From Aalborg to Aarhus
When it comes to his own story, however, he does not look back. There is no sentimentality about the land of his childhood—Aalborg in the 1960s and early ’70s. He was born in 1956 and lived with his father and mother in an apartment on Strynøgade for the first five years. Then the family moved into a newly built single-family house on the plot where their allotment cottage had once stood. His father was a slaughterhouse worker, later employed as an inspector in health control, while his mother worked as a secretary in a school library.
Lars Morell graduated from Aalborg Cathedral School in 1975. But he especially highlights the year 1972, when the Aalborg Museum of Contemporary Art opened its doors for the first time. For the sixteen-year-old boy, it was a formative event. A few years later, he saw a poster advertising an event with the artist Jørgen Nash in Lund. Morell went there and soon became something of a secretary to Nash. In that role he met several of the era’s prominent artists and was a regular presence in Ekstra Bladet, as Nash was deeply engaged with the media. In 1979, Morell pulled up stakes and began studying the history of ideas in Aarhus.
Aarhus as Horizon
The city has always been, for him, a love–hate affair. By his own account, he was somewhat at odds with it—especially in the beginning. But he reconciled himself to the fact that it now constituted his horizon. And gradually, curiosity took over.
“When I walk the streets and see things disappear and something else emerge, I think: Who lived here? Which painter lived here, and which sculptor there?”
From an ongoing dialogue with photographer Poul Pedersen about art and cultural history, he learned, for instance, the locations of the old photography studios in Aarhus and can point them out on the city’s upper floors, where they were most often placed for the sake of light.
Resident Expert on Tents
He himself lives in Frederiksbjerg, in an apartment that has been his fixed point of reference since 1979. Yet, paradoxically, at the Aarhus School of Architecture he lectures on the very opposite: the ancient dwelling of nomadic life par excellence—the tent. He has committed himself to delivering 14 lectures on the architectural history of the tent. His fascination with the subject arose through his friendship with the artist Per Kirkeby.
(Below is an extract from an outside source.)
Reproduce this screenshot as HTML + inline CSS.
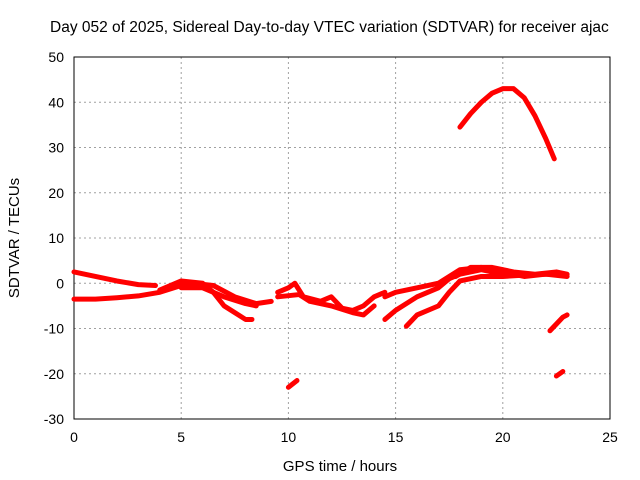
<!DOCTYPE html>
<html><head><meta charset="utf-8"><style>
body{margin:0;background:#fff;overflow:hidden}
svg{display:block;font-family:"Liberation Sans",sans-serif}
</style></head><body>
<svg id="c" width="640" height="480"></svg>
<script>
const xTicks=[0,5,10,15,20,25];
const yTicks=[-30,-20,-10,0,10,20,30,40,50];
const t1=[[0,2.5],[1,1.5],[2,0.5],[3,-0.3],[3.8,-0.5]];
const t2=[[0,-3.5],[1,-3.5],[2,-3.2],[3,-2.8],[4,-2],[5,-0.5],[5.5,0],[6.5,-0.5],[7.5,-3],[8.5,-4.5],[9.2,-4]];
const t3=[[4,-1.5],[5,0.5],[6,0],[6.5,-2],[7,-5],[7.5,-6.5],[8,-8],[8.3,-8]];
const t4=[[5,-1],[6,-1],[7,-3],[8,-4.5],[8.5,-5]];
const t5=[[9.5,-2],[10,-1],[10.3,0],[10.7,-3],[11.5,-4],[12,-3],[12.5,-5.5],[13,-6],[13.5,-5],[14,-3],[14.5,-2]];
const t6=[[9.5,-3],[10.5,-2.5],[11,-4],[12,-5],[13,-6.5],[13.5,-7],[14,-5]];
const t7=[[14.5,-3],[15,-2],[16,-1],[17,0],[18,3],[19,3.5],[20,2.5],[21,1.5],[22,2],[23,1.5]];
const t8=[[14.5,-8],[15,-6],[16,-3],[17,-1],[17.5,1],[18,2],[19,3],[20,2]];
const t9=[[15.5,-9.5],[16,-7],[17,-5],[17.5,-2],[18,0.5],[19,1.5],[20,1.5],[21,1.8],[22,2],[22.8,2]];
const t10=[[17.8,1.5],[18.5,3.5],[19.5,3.5],[20.5,2.5],[21.5,2],[22.5,2.5],[23,2]];
const t11=[[18,34.5],[18.5,37.5],[19,40],[19.5,42],[20,43],[20.5,43],[21,41],[21.5,37],[22,32],[22.4,27.5]];
const t12=[[10,-23],[10.4,-21.5]];
const t13=[[22.2,-10.5],[22.5,-9],[22.8,-7.5],[23,-7]];
const t14=[[22.5,-20.5],[22.8,-19.5]];
const tracks=[t1,t2,t3,t4,t5,t6,t7,t8,t9,t10,t11,t12,t13,t14];
const L=74,R=610,T=57,B=419;
const xs=v=>L+(v-0)/25*(R-L);
const ys=v=>B-(v+30)/80*(B-T);
const ns="http://www.w3.org/2000/svg";
const svg=document.getElementById('c');
function mk(tag,a,txt){const e=document.createElementNS(ns,tag);for(const k in a)e.setAttribute(k,a[k]);if(txt!==undefined)e.textContent=txt;svg.appendChild(e);return e;}
xTicks.forEach(v=>{
 if(v>0&&v<25){const g=mk('line',{x1:xs(v),x2:xs(v),y1:T,y2:B,stroke:'#a0a0a0','stroke-dasharray':'2,3'});
 
 }
 const t=mk('text',{x:xs(v),y:B+23,'text-anchor':'middle','font-size':14},String(v));
 
 
});
yTicks.forEach(v=>{
 if(v>-30&&v<50){const g=mk('line',{x1:L,x2:R,y1:ys(v),y2:ys(v),stroke:'#a0a0a0','stroke-dasharray':'2,3'});
 
 }
 const t=mk('text',{x:L-10,y:ys(v)+5,'text-anchor':'end','font-size':14},String(v));
 
 
});
const f=mk('rect',{x:L,y:T,width:R-L,height:B-T,fill:'none',stroke:'#000'});


tracks.forEach(tr=>{
 const p=mk('polyline',{points:tr.map(d=>xs(d[0])+','+ys(d[1])).join(' '),fill:'none',stroke:'#ff0000','stroke-width':5,'stroke-linejoin':'round','stroke-linecap':'round'});
 
 
});
const ti=mk('text',{x:50,y:32,'text-anchor':'start','font-size':15.5},'Day 052 of 2025, Sidereal Day-to-day VTEC variation (SDTVAR) for receiver ajac');


const xl=mk('text',{x:340,y:471,'text-anchor':'middle','font-size':15},'GPS time / hours');


const yl=mk('text',{x:0,y:0,'text-anchor':'middle','font-size':15,transform:'translate(19,238) rotate(-90)'},'SDTVAR / TECUs');


</script>
</body></html>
“Per had a thing about tents. He had traveled in North Africa with the black tent, in southern Russia with the yurt, and of course in Greenland with the expedition tent. I keep a kind of shoebox system. So every time I came across something about tents, into the box it went. And then twenty years passed. And then the box was full. And that’s when I started on tents.”
Tent Types
If you ask Lars Morell to list the different types of tents, he will offer the following: the lean-to, the dome tent, the ridge tent, the conical tent (tipi), the black tent (the Bedouin tent), the frame tent, the parasol tent, the pavilion tent, the tunnel tent, and the circus tent (a variant of the pole tent). For climbing Mount Everest, he recommends the geodesic tent, a variation of the dome.